Aim:
In your copy, leave out the pictures; write out all the data exactly.

Information provided:
>>>

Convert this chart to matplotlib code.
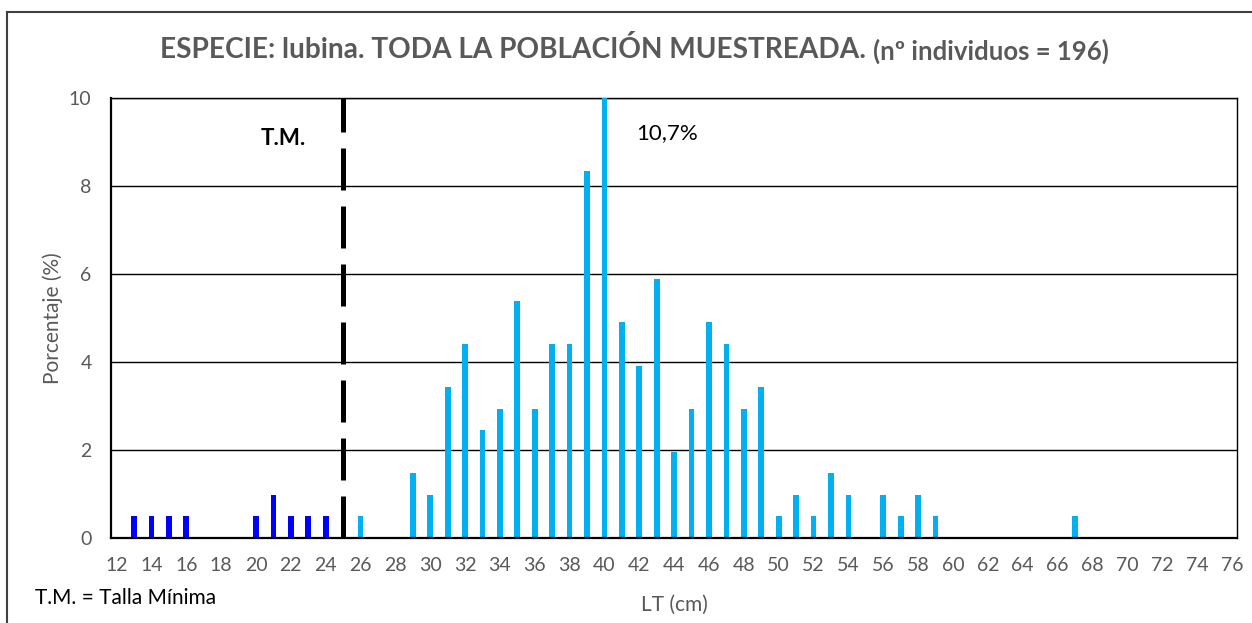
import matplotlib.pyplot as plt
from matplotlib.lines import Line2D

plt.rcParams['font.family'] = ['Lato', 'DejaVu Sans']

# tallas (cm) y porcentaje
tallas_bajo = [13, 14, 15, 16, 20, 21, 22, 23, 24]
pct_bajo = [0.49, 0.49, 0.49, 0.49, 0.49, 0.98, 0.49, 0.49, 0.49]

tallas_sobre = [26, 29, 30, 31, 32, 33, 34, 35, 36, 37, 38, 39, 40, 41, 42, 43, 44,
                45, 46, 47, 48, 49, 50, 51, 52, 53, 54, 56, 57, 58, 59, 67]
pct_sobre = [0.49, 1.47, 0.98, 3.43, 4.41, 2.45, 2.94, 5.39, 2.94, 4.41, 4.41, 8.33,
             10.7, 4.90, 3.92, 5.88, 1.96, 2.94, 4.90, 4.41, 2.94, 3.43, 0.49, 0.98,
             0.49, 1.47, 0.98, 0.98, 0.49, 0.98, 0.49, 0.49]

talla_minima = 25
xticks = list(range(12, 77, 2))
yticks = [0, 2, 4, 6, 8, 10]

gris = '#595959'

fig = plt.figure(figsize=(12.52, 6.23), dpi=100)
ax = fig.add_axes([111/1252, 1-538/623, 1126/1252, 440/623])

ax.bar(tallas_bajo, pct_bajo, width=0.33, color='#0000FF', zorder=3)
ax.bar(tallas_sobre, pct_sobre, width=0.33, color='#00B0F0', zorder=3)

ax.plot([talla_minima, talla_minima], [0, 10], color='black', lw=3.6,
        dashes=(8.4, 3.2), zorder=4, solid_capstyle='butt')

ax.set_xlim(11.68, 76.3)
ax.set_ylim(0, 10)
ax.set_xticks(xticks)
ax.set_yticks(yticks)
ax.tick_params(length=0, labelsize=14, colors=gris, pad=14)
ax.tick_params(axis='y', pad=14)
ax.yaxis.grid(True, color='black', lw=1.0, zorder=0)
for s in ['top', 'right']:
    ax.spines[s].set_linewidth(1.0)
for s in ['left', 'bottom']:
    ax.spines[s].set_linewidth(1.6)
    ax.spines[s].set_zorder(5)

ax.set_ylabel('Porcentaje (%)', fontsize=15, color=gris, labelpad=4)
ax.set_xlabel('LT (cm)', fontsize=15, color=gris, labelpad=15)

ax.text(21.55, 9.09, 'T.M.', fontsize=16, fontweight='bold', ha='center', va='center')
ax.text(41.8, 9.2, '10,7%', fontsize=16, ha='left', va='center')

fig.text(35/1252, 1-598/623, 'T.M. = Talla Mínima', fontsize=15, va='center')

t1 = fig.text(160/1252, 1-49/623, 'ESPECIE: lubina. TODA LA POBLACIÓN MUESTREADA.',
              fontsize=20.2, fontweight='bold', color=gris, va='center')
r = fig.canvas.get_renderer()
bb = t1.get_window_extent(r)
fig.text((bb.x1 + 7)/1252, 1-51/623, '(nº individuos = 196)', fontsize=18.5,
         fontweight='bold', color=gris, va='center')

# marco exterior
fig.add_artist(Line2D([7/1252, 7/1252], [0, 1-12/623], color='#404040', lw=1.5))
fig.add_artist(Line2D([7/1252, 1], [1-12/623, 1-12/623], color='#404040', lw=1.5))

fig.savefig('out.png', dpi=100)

<<<

Task answer:
Convert this chart to matplotlib code.
import matplotlib.pyplot as plt
from matplotlib.lines import Line2D

plt.rcParams['font.family'] = ['Lato', 'DejaVu Sans']

# tallas (cm) y porcentaje
tallas_bajo = [13, 14, 15, 16, 20, 21, 22, 23, 24]
pct_bajo = [0.49, 0.49, 0.49, 0.49, 0.49, 0.98, 0.49, 0.49, 0.49]

tallas_sobre = [26, 29, 30, 31, 32, 33, 34, 35, 36, 37, 38, 39, 40, 41, 42, 43, 44,
                45, 46, 47, 48, 49, 50, 51, 52, 53, 54, 56, 57, 58, 59, 67]
pct_sobre = [0.49, 1.47, 0.98, 3.43, 4.41, 2.45, 2.94, 5.39, 2.94, 4.41, 4.41, 8.33,
             10.7, 4.90, 3.92, 5.88, 1.96, 2.94, 4.90, 4.41, 2.94, 3.43, 0.49, 0.98,
             0.49, 1.47, 0.98, 0.98, 0.49, 0.98, 0.49, 0.49]

talla_minima = 25
xticks = list(range(12, 77, 2))
yticks = [0, 2, 4, 6, 8, 10]

gris = '#595959'

fig = plt.figure(figsize=(12.52, 6.23), dpi=100)
ax = fig.add_axes([111/1252, 1-538/623, 1126/1252, 440/623])

ax.bar(tallas_bajo, pct_bajo, width=0.33, color='#0000FF', zorder=3)
ax.bar(tallas_sobre, pct_sobre, width=0.33, color='#00B0F0', zorder=3)

ax.plot([talla_minima, talla_minima], [0, 10], color='black', lw=3.6,
        dashes=(8.4, 3.2), zorder=4, solid_capstyle='butt')

ax.set_xlim(11.68, 76.3)
ax.set_ylim(0, 10)
ax.set_xticks(xticks)
ax.set_yticks(yticks)
ax.tick_params(length=0, labelsize=14, colors=gris, pad=14)
ax.tick_params(axis='y', pad=14)
ax.yaxis.grid(True, color='black', lw=1.0, zorder=0)
for s in ['top', 'right']:
    ax.spines[s].set_linewidth(1.0)
for s in ['left', 'bottom']:
    ax.spines[s].set_linewidth(1.6)
    ax.spines[s].set_zorder(5)

ax.set_ylabel('Porcentaje (%)', fontsize=15, color=gris, labelpad=4)
ax.set_xlabel('LT (cm)', fontsize=15, color=gris, labelpad=15)

ax.text(21.55, 9.09, 'T.M.', fontsize=16, fontweight='bold', ha='center', va='center')
ax.text(41.8, 9.2, '10,7%', fontsize=16, ha='left', va='center')

fig.text(35/1252, 1-598/623, 'T.M. = Talla Mínima', fontsize=15, va='center')

t1 = fig.text(160/1252, 1-49/623, 'ESPECIE: lubina. TODA LA POBLACIÓN MUESTREADA.',
              fontsize=20.2, fontweight='bold', color=gris, va='center')
r = fig.canvas.get_renderer()
bb = t1.get_window_extent(r)
fig.text((bb.x1 + 7)/1252, 1-51/623, '(nº individuos = 196)', fontsize=18.5,
         fontweight='bold', color=gris, va='center')

# marco exterior
fig.add_artist(Line2D([7/1252, 7/1252], [0, 1-12/623], color='#404040', lw=1.5))
fig.add_artist(Line2D([7/1252, 1], [1-12/623, 1-12/623], color='#404040', lw=1.5))

fig.savefig('out.png', dpi=100)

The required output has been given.